Das noch junge Jahr ist schon so hart, dass man sich 2015 zurückwünscht, oder empfinde nur ich das so? Seit letztem Montag, als ich mein MacBook aufklappte und auf allen Kanälen die unfassbare Nachricht von David Bowies Tod las, träume ich von ihm. David mit Kind in Berlin, David als kleiner Junge in Brixton, David in Vevey, David in New York.
Mir geht das Ableben von Celebrities in der Regel nicht besonders nahe, aber David Bowie war für mich schon eine Ikone, als ich noch nicht mal wusste, was das bedeutet. Eine Ikone des Stils, der Rebellion. Ein Freigeist, der sich traut, seine Träume zu leben – in Zeiten, in denen die meisten Menschen nicht mal den Horizont hatten, sich eine derartige Extravaganz vorzustellen, geschweige denn, diese zu verstehen und zu leben. Ich weiss noch, ich war zwölf oder so und hörte in meiner Kinderzimmerhöhle seine Platte «The Rise and Fall of Ziggy Stardust and the Spiders from Mars». Ich meine, auf den Titel muss man erst mal kommen. An der Zimmerwand hing ein Poster, auf dem er einen engen, gestreiften Glitzeranzug mit einer bauchfreien Seidenbluse trug, eigentlich ganz konservativ für seine Verhältnisse.
Meine Mutter kam ins Zimmer gerannt und schrie, ich solle die Musik leise machen, sie könne es nicht mehr hören, und ich soll endlich die hässliche Frau von meiner Wand nehmen. Sie deutete angeekelt auf das Poster. «Das ist ein Mann, Mama», sagte ich fassungslos, «David Bowie ist das, der schönste Mann der Welt.» Sie sah mich mit einem Wo-kommst-du-denn-her-Blick an, und abends hörte ich, wie sie zu meinem Vater sagte, sie müsse mir die «Bravo» verbieten, denn ich würde mir verrückte, drogenabhängige Rockstars zu Vorbildern machen.
Männer in Frauenkleidung und Lippenstift und solche Sachen. Ja, sie hatte recht: Ich machte mir Bowie zum Vorbild, wurde aber trotzdem nur eine kleine Autorin – und kein Weltstar mit grossen Talenten, der wie David andere und auch sich selbst glücklich macht, was Rockstars selten genug gelingt.
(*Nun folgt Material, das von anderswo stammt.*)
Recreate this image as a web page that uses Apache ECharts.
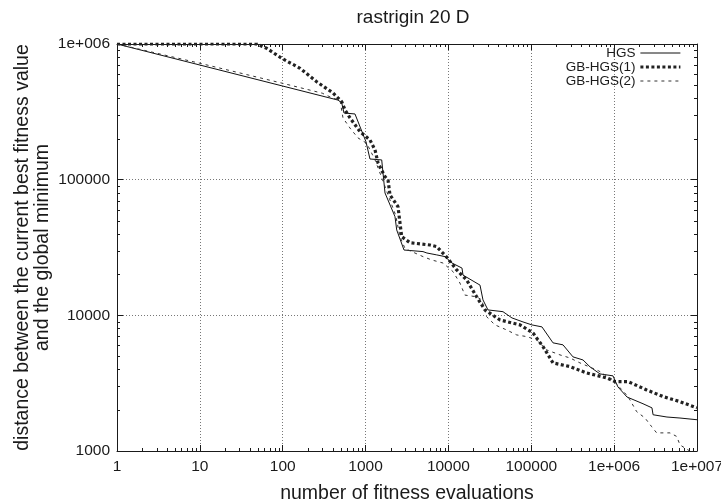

Dann aber war David Bowies irdische Zeit zu Ende, und genauso makellos wie sein Auftreten, seine Kunst und seine Präsenz als Mann und Künstler war auch sein Ende. Sich mit einem Album – «Blackstar» erschien zwei Tage vor seinem Tod – von den Fans zu verabschieden und sich alleine einäschern zu lassen, ohne Beerdigung: Ich bin stumm vor Ehrfurcht. Danke, David, wir werden dich sehr vermissen.